(Dec. 24, 1794-Aug. 13, 1877). A native of Wethersfield, Connecticut, Rose had no education beyond common school. He moved west in 1817 at age 23, and, after traveling the Ohio and Mississippi river valleys for two years, he settled in Terre Haute, Indiana. He opened a lumber mill, became a retail merchant, and began to buy land in what would become the city’s downtown. By the late 1840s, Rose was Terre Haute’s most prominent citizen.

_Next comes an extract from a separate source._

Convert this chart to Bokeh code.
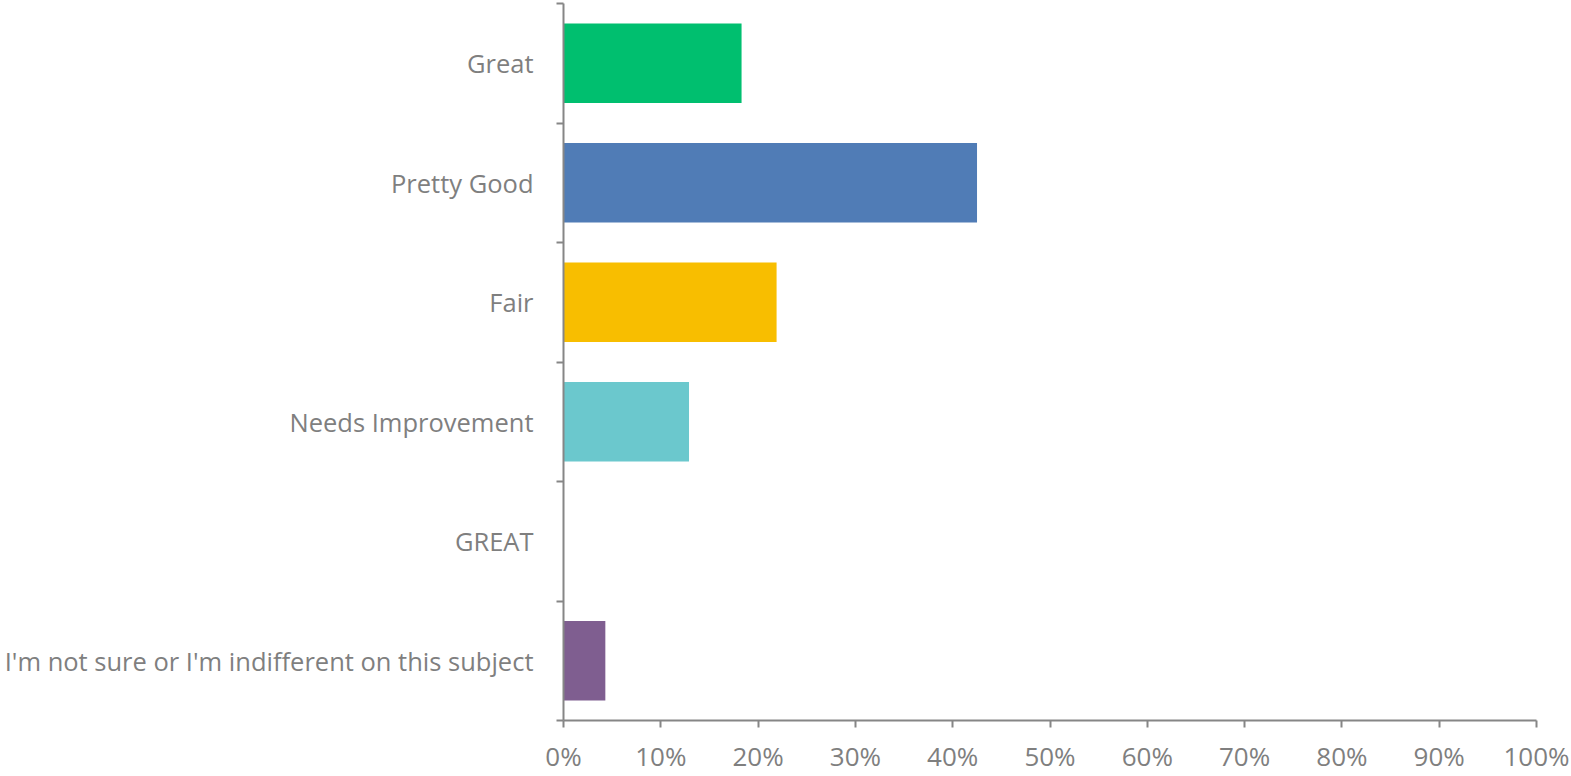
from bokeh.plotting import figure
from bokeh.models import Range1d, FixedTicker, ColumnDataSource
from bokeh.embed import file_html
from bokeh.resources import INLINE

categories = ["Great", "Pretty Good", "Fair", "Needs Improvement", "GREAT",
              "I'm not sure or I'm indifferent on this subject"]
values = [18.3, 42.5, 21.9, 12.9, 0.0, 4.3]
colors = ["#00BF6F", "#507CB6", "#F8BE00", "#6BC8CD", "#7F5E90", "#7F5E90"]
x_ticks = [0, 10, 20, 30, 40, 50, 60, 70, 80, 90, 100]

n = len(categories)
ypos = [n - i - 0.5 for i in range(n)]

src = ColumnDataSource(dict(y=ypos, right=values, color=colors, cat=categories))

FONT = "Open Sans"
AX = "#868686"
TXT = "#7F7F7F"

p = figure(width=1571, height=776, output_backend="svg", toolbar_location=None,
           x_range=Range1d(0, 100), y_range=Range1d(0, n),
           min_border_left=563, min_border_right=35, min_border_top=3, min_border_bottom=54)
p.hbar(y="y", left=0, right="right", height=0.667, color="color", source=src, line_color=None)

p.grid.visible = False
p.outline_line_color = None
p.background_fill_color = "white"

# y axis
p.yaxis.ticker = FixedTicker(ticks=ypos, minor_ticks=list(range(0, n + 1)))
p.yaxis.major_label_overrides = {y: c for y, c in zip(ypos, categories)}
p.yaxis.major_tick_out = 0
p.yaxis.major_tick_in = 0
p.yaxis.minor_tick_out = 7
p.yaxis.minor_tick_in = 0
p.yaxis.minor_tick_line_color = AX
p.yaxis.minor_tick_line_width = 2
p.yaxis.axis_line_color = AX
p.yaxis.axis_line_width = 2
p.yaxis.major_label_text_font = FONT
p.yaxis.major_label_text_font_size = "25.5px"
p.yaxis.major_label_text_color = TXT
p.yaxis.major_label_standoff = 23

# x axis
p.xaxis.ticker = FixedTicker(ticks=x_ticks)
p.xaxis.major_label_overrides = {t: f"{t}%" for t in x_ticks}
p.xaxis.major_tick_out = 7
p.xaxis.major_tick_in = 0
p.xaxis.minor_tick_line_color = None
p.xaxis.major_tick_line_color = AX
p.xaxis.major_tick_line_width = 2
p.xaxis.axis_line_color = AX
p.xaxis.axis_line_width = 2
p.xaxis.major_label_text_font = FONT
p.xaxis.major_label_text_font_size = "26px"
p.xaxis.major_label_text_color = TXT
p.xaxis.major_label_standoff = 10

open("out.html", "w").write(file_html(p, INLINE))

Although he became a stockholder and director of the Wabash and Erie Canal, Rose soon saw that railroads would make canal transportation obsolete. Thus, with his own money and what he could raise from friends and associates, he undertook an endeavor to build a railroad. At his urging, the Indiana General Assembly passed an act in 1847 to incorporate his Terre Haute and Richmond Railroad Company.

In May, delegates from several Indiana counties gathered in Indianapolis at a convention to discuss the possibility of connecting St. Louis with Cincinnati, an action that would result in “continuous railroad communication with the eastern Atlantic cities.” That was precisely what Rose, one of the convention organizers, had in mind. Subsequently, he joined with representatives of three other railroads—the Madison and Indianapolis, the Peru and Indianapolis, and the Indianapolis and Bellefontaine—as well as prominent citizens of the capital city to establish a joint rail track and depot in Indianapolis.

The Indianapolis Union Railroad Company was organized in 1850 with Rose as president. Its facilities, which opened on September 20, 1853, were the first union tracks and station in the United States. The tracks from Indianapolis to Richmond—later the Indiana Central Railroad Company—were completed in time for the grand opening of the east-west rail connection in 1853.

By 1877, the year of his death, Rose’s original enterprise, which was then named the Terre Haute and Indianapolis Railroad Company, had large holdings in western Indiana and eastern Illinois. Thus, while not a resident of Indianapolis, Rose had a significant impact on the development of the capital city’s railroad network and facilities during the 19th  century.

Rose had no heirs and set out in his later years to distribute his wealth in a way that would bring the most benefit to society. His many philanthropies included the library of the State Normal School (Indiana State University) and Rose Polytechnic Institute (Rose-Hulman Institute of Technology).